As far as writing, I love being able to vent through my writing. I also enjoy taking a rough piece and polishing it up until it's kind of pretty and shiny.

Where is the coolest place you've ever traveled to?
I love France (my favorite place is a small village outside of Pau, at the base of the Pyrenees) but the coolest place I've traveled to is the ground. I've been skydiving three times, and looking up and seeing the sky and looking down and also seeing the sky is beyond cool. It's scary and fabulous and energizing.

Describe your favorite snack.
Anything that's both sweet and salty is a great snack, but since I'm trying to stay away from the sugar demon, I'd choose salt and pepper pistachios--the unshelled ones.

What's the best movie you've seen lately?
That's a tough one. I saw The Greatest Show on Earth recently, and I loved it. I saw The Shape of Water a week or so ago, and was enthralled. A couple of months ago, I saw Three Billboards Outside Ebbing, Missouri and had a wonderful discussion after the credits stopped running. 

I can't choose. Sorry.

What's your favorite season, and why?
Fall is my favorite season. The trees change color (take that, Lisa! Those palm trees never change, do they? ;) and there's a special crispness and smell when autumn arrives.

Do you believe in ghosts?
I've never seen a ghost, but my husband has experienced something, so who knows. I do know we only use 10% of our brain's capabilities, so people reappearing after they're dead, well... I wouldn't say it couldn't ever happen. 

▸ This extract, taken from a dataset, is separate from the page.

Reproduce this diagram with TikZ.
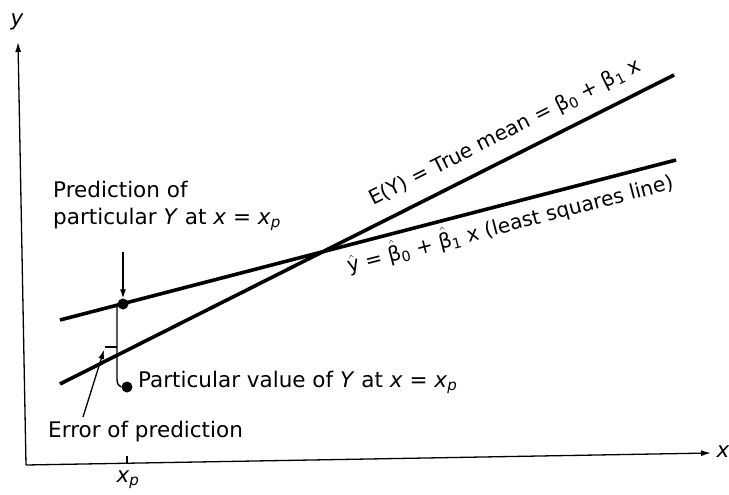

What advice do you give but don't take yourself?
Reach for the stars. I've had a writing idea for close to 20 years--a screenplay based on one of my favorite books. However, it seems so impossible (to get permission, for one) so the idea has just gotten dusty.

If you had to choose one color, what would it be?
Green would be my color.

When was the last time you laughed?
My husband (frequently) dances around, imitating Channing Tatum or Jason Momoa. Each time we laugh together. (I might laugh a little louder than he does, but it is a hilarious moment we share.)

Do you prefer a tablet or an actual book while reading?
When I travel on a long trip, and I can bring it, I love to take a tablet. However, I fall asleep with a book in my hands most nights, and what I have as my bathroom reading are books, so actual paper and binding books are what I prefer most of the time.

If you could have one wish granted, do you know what it would be?
I'm going back and forth between a couple of possibilities, so no, I'm not sure which one it would be.

Here are my nominees:

Val the Victorian
Donna Volkenannt
Lynn Obermoeller

Here are the questions for my nominees:

1. What was your first singer/movie star crush?
2. If you could live anywhere else in the world, where would it be, and why?

3. What was the riskiest thing you ever did?
4. What great TV show or movie have you seen recently?
5. If you had a theme song (like Ally McBeal did), what would it be?
6. If you could have dinner with five famous people--either living or dead--who would be sitting at the six-top with you?
7. What would make up your favorite meal? In other words, what dishes/foods would be on the table for your favorite breakfast/lunch or dinner?
8. What book have you read recently that you would recommend?
9. If you had to "travel" to another era to live, which one would you not choose, and why?
10. Describe a "brush with greatness" you had.
11. What do you most enjoy about writing/blogging?

            Enjoy the rest of your week.